For his 33rd album, Elvis Costello continues the Nashville love-in which commenced with last year's Secret, Profane & Sugarcane, a charming country collection which Costello now describes as a "range-finding shot". On National Ransom, he aims for so many targets that the cast of musicians has swollen into quite an impressive shooting party.
The Sugarcanes, his new band of country brothers, including singer/songwriter Jim Lauderdale and respected dobro/lap steel player Jerry Douglas, report for action, while his regular house band The Imposters are brought back into the fold. Vince Gill, Buddy Miller and Leon Russell drop by too.
The results were dispatched in 11 days with T Bone Burnett at the production helm. It is a testament to the talent of the ensemble that they can do justice to 16 songs in such a no-nonsense time frame. As a whole, National Ransom does feel a bit like a bespoke jam session, one where judicious attention has been given to who plays what where.
Costello's plan for the opening title track was to bring together a trio of diverse instrumentalists — Douglas, electric guitarist Marc Ribot and his trusty keyboard player Steve Nieve — as a portent of the appealing genre clash of the rest of the album.
This song alone is dense with internal rhymes, historical references and visual metaphors, and it dovetails with the sleeve illustration of a wolf running off with a bagful of burning cash. Its condemnation of Wall Street folly is, according to Costello, "for the bankrupt times, whenever they may be".
But National Ransom is more a collection of vignettes than the pursuit of a theme. Costello has envisaged historical and geographical settings for each song, which are noted in the lyrics booklet. To avoid being too prescriptive about the lyrics, they are intended as embellishing features rather than definitive meanings.

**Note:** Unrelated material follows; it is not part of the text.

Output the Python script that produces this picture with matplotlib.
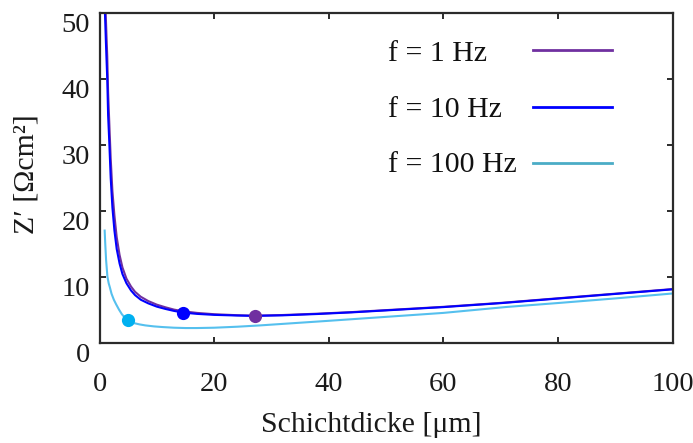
import matplotlib
matplotlib.use("Agg")
import matplotlib.pyplot as plt
from matplotlib.lines import Line2D

plt.rcParams['font.family'] = ['Liberation Serif', 'DejaVu Serif']

# Realteil der Impedanz Z' [Ohm cm^2] über der Schichtdicke [µm]
d_1hz = [0.85, 0.95, 1.1, 1.2, 1.35, 1.5, 1.7, 1.95, 2.25, 2.6, 3.0, 3.5, 4.0, 4.7,
         5.5, 6.2, 7.2, 8.5, 10, 11.5, 13, 14.6, 17, 20, 24, 27, 32, 38, 44, 50,
         60, 70, 80, 90, 100]
z_1hz = [59, 53.5, 49.5, 47, 43.5, 38, 33.5, 28, 23, 19.3, 16.0, 13.3, 11.4, 9.7,
         8.5, 7.7, 6.95, 6.3, 5.75, 5.35, 5.0, 4.75, 4.5, 4.3, 4.15, 4.07, 4.18,
         4.38, 4.62, 4.92, 5.42, 6.02, 6.72, 7.42, 8.12]

d_10hz = [0.85, 0.95, 1.1, 1.2, 1.35, 1.5, 1.7, 1.95, 2.25, 2.6, 3.0, 3.5, 4.0, 4.7,
          5.5, 6.2, 7.2, 8.5, 10, 11.5, 13, 14.6, 17, 20, 24, 27, 32, 38, 44, 50,
          60, 70, 80, 90, 100]
z_10hz = [56, 50, 46, 43.5, 40, 34.5, 30.5, 25.0, 20.5, 17.0, 14.2, 12.0, 10.4, 9.0,
          7.9, 7.2, 6.5, 5.95, 5.45, 5.1, 4.8, 4.55, 4.35, 4.2, 4.1, 4.05, 4.13,
          4.33, 4.58, 4.88, 5.38, 5.98, 6.68, 7.38, 8.08]

d_100hz = [0.9, 1.0, 1.15, 1.38, 1.6, 1.8, 2.1, 2.5, 2.9, 3.4, 3.9, 4.4, 5.0, 6.0,
           7.0, 8.0, 9.5, 11, 13, 15, 17, 20, 24, 28, 34, 40, 50, 60, 71, 80, 90, 100]
z_100hz = [17.0, 15.0, 12.5, 10.0, 9.0, 8.4, 7.4, 6.5, 5.8, 5.0, 4.3, 3.8, 3.35, 2.95,
           2.75, 2.6, 2.45, 2.35, 2.25, 2.2, 2.2, 2.25, 2.4, 2.6, 2.95, 3.3, 3.9,
           4.5, 5.4, 6.0, 6.7, 7.45]

# markierte Punkte je Frequenz
mark_d = [27.1, 14.6, 5.0]
mark_z = [4.05, 4.55, 3.35]

labels = ["f = 1 Hz", "f = 10 Hz", "f = 100 Hz"]
line_colors = ["#7030A0", "#0000FF", "#55C0EE"]
marker_colors = ["#7030A0", "#0000FF", "#00B0F0"]
legend_colors = ["#7030A0", "#0000FF", "#4BACC6"]

xticks = [0, 20, 40, 60, 80, 100]
yticks = [0, 10, 20, 30, 40, 50]

fig = plt.figure(figsize=(6.93, 4.43), dpi=100)
ax = fig.add_axes([0.1436, 0.2268, 0.8271, 0.7432])

series = [(d_1hz, z_1hz), (d_10hz, z_10hz), (d_100hz, z_100hz)]
for (d, z), c in zip(series, line_colors):
    ax.plot(d, z, color=c, lw=1.5, zorder=2)
for xm, ym, c in zip(mark_d, mark_z, marker_colors):
    ax.plot([xm], [ym], 'o', color=c, ms=9.5, mec='none', zorder=3)

ax.set_xlim(0, 100)
ax.set_ylim(0, 50)
ax.set_xticks(xticks)
ax.set_yticks(yticks)
ax.set_xticklabels([str(t) for t in xticks])
ax.set_yticklabels([str(t) for t in yticks])

spine_color = "#2b2b2b"
for s in ax.spines.values():
    s.set_color(spine_color)
    s.set_linewidth(1.6)
ax.tick_params(direction='in', length=4.5, width=1.4, color=spine_color,
               top=True, right=True, labelsize=20.5, labelcolor='#1a1a1a')
ax.tick_params(axis='x', pad=21)
ax.tick_params(axis='y', pad=7)
for lab in ax.get_yticklabels():
    lab.set_va('top')

ax.set_xlabel("Schichtdicke [\u03bcm]", fontsize=21.5, color='#1a1a1a')
ax.xaxis.label.set_va('center')
ax.xaxis.set_label_coords(0.474, -0.249)
ax.set_ylabel("Z\u2032 [\u03a9cm\u00b2]", fontsize=21.5, color='#1a1a1a')
ax.yaxis.label.set_va('center')
ax.yaxis.set_label_coords(-0.127, 0.51)

# Legende: Text links, Linie rechts
text_y = [0.854, 0.685, 0.518]
handle_y = [0.8876, 0.7167, 0.5466]
for lab, c, ty, hy in zip(labels, legend_colors, text_y, handle_y):
    ax.text(0.504, ty, lab, transform=ax.transAxes, fontsize=21.5,
            ha='left', va='baseline', color='#111111')
    ax.add_line(Line2D([0.7568, 0.8946], [hy, hy], transform=ax.transAxes,
                       color=c, lw=2.0))

fig.savefig("out.png", dpi=100)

Some are personal. "Dr. Watson, I Presume" (which is timestamped Wilkesboro, North Carolina - 2007) is a trad country ramble recounting Costello's first meeting a couple of years ago with country guitar legend Doc Watson.
Some are political. "One Bell Ringing"'s postscript — the London Underground, 22 July 2005 — refers pointedly to the killing of Jean Charles de Menezes, and the song is a bleak yet poetic meditation on the violent snuffing out of a life, couched in mournful jazz woodwind and brass tones.
But National Ransom is also full of richly drawn fictional characters such as the forlorn Jimmie Rodgers tribute act touring the north of England in "Jimmie Standing In The Rain." Costello's old-time jazz portrait of a solitary life on the road may be loaded with period references but his images of "stale bread curling on a luncheon counter, loose change lonely, not the right amount" strike a wider emotional chord.
The sparse finger-picking good singer/songwriter fare of "Bullets For The New-Born King" chronicles the regrets of a penitent assassin with expert eloquence, while "All These Strangers," one of the most tragic and touching songs on the album, follows a spurned lover's thoughts from romanticised revenge fantasy to resignation, from action hero to lonely mourner.
"You Hung The Moon" is a particularly elegant and heartbreaking example of Costello's storytelling skills. His suggested setting is "a drawing room in Pimlico, London - 1919" where a bereft family are conducting a seance to connect with the war dead. There's a further, painful twist as the soldier's fate is revealed.
With lyrical inspiration from all over the shop, Costello also casts his musical net wide. "A Slow Drag With Josephine" is a delightful tea dance outlining the steps of a courtship from the "hesitation waltz" to "flirtation and temptation". There is more Tin Pan Alley-style wit and wordplay in the sassy country swing number "A Voice In The Dark" which claims "you can read right through a book of matches, but that won't make you smart" for starters.
In rocking contrast, "The Spell That You Cast" starts out with a Sonic Youth-style melodic grunge riff which within ten seconds has been soaked into a singalong country blues boogie.
But even when Elvis is doing what Elvis generally does — on, for example, the quintessential countrified Costello ballad "That's Not The Park Of Him You're Leaving" (set, appropriately, "on the road between dismal and discouraged") or the passionate piano-led portrait of a nightclub singer on "Church Underground" — he still sounds wholly committed to honing his skills as songwriter and bandleader. And 33 albums into a career, that is an enviable place to be.